I wrote my code in R. After pre-processing the data and dealing with missing data (imputation, feature removal if necessary, etc.), my code trained lasso-penalized linear regression models and well as principal components linear regression (PCR) models on each of the three response variables, as measured at age 15:
-
GPA
-
"Grit": a measure of perseverance--see http://www.fragilefamilieschallenge.org/grit/ for details.
-
"Material hardship": a measure of extreme poverty--see http://www.fragilefamilieschallenge.org/material-hardship/ for details.

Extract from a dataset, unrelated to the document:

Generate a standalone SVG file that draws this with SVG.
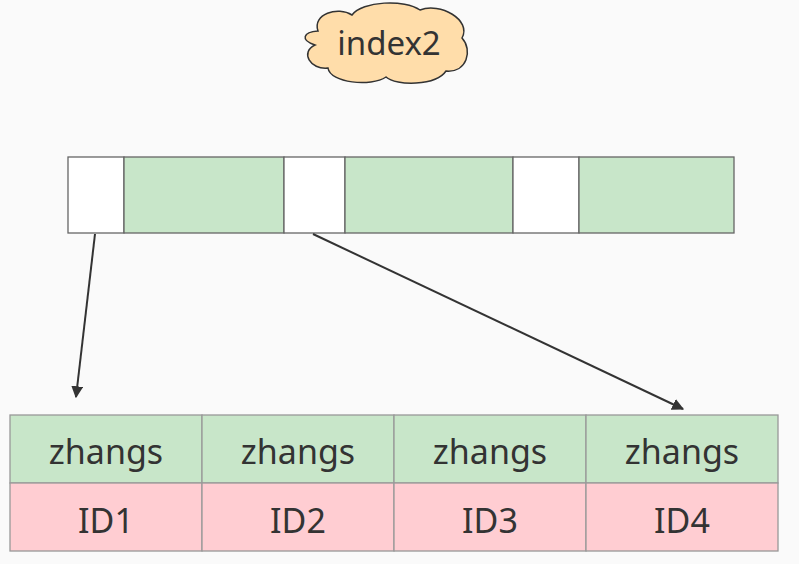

I used cross-validation to find the best lasso-penalized model as well as the best PCR model. Final, I compared the root-mean-squared error (RMSE) on the cross-validation sets for the best lasso-penalized model to the cross-validated RMSE on the best PCR model to choose the final model for each variable. The final selections were as follows:
-
GPA model: Lasso-penalized linear regression with 57 variables.
-
Grit model: Principal components linear regression with 1 (!) component.
-
Material hardship model: Lasso-penalized linear regression with 57 variables.
All three of my models finished in the top 40% of entries and outperformed a baseline null model on the test set.
Thank you to Stephen McKay AKA the_Brit, whose code 'FFC-simple-R-code.R' I used to get started, Viola Mocz (vmocz) & Sonia Hashim (shashim), whose code FeatEngineering.R I used, and hty, whose code 'COS424_HW2_imputation_Rcode.R' I used. Those files were taken from the Fragile Families github, at https://github.com/fragilefamilieschallenge.
More information about the Fragile Families Challenge is available at http://www.fragilefamilieschallenge.org.
Here are descriptions of each of the files in this repository:
-
ffc2.R: My code for my final entry which loads the raw data, pre-processes it, and trains models, as described above.
-
narrative.txt: A brief description of the models trained by my code for my final submission, including model type and number of variables included. This file was generated by my R script in order to preserve this information.
-
prediction.csv: The predictions generated by my models for both training and test set data.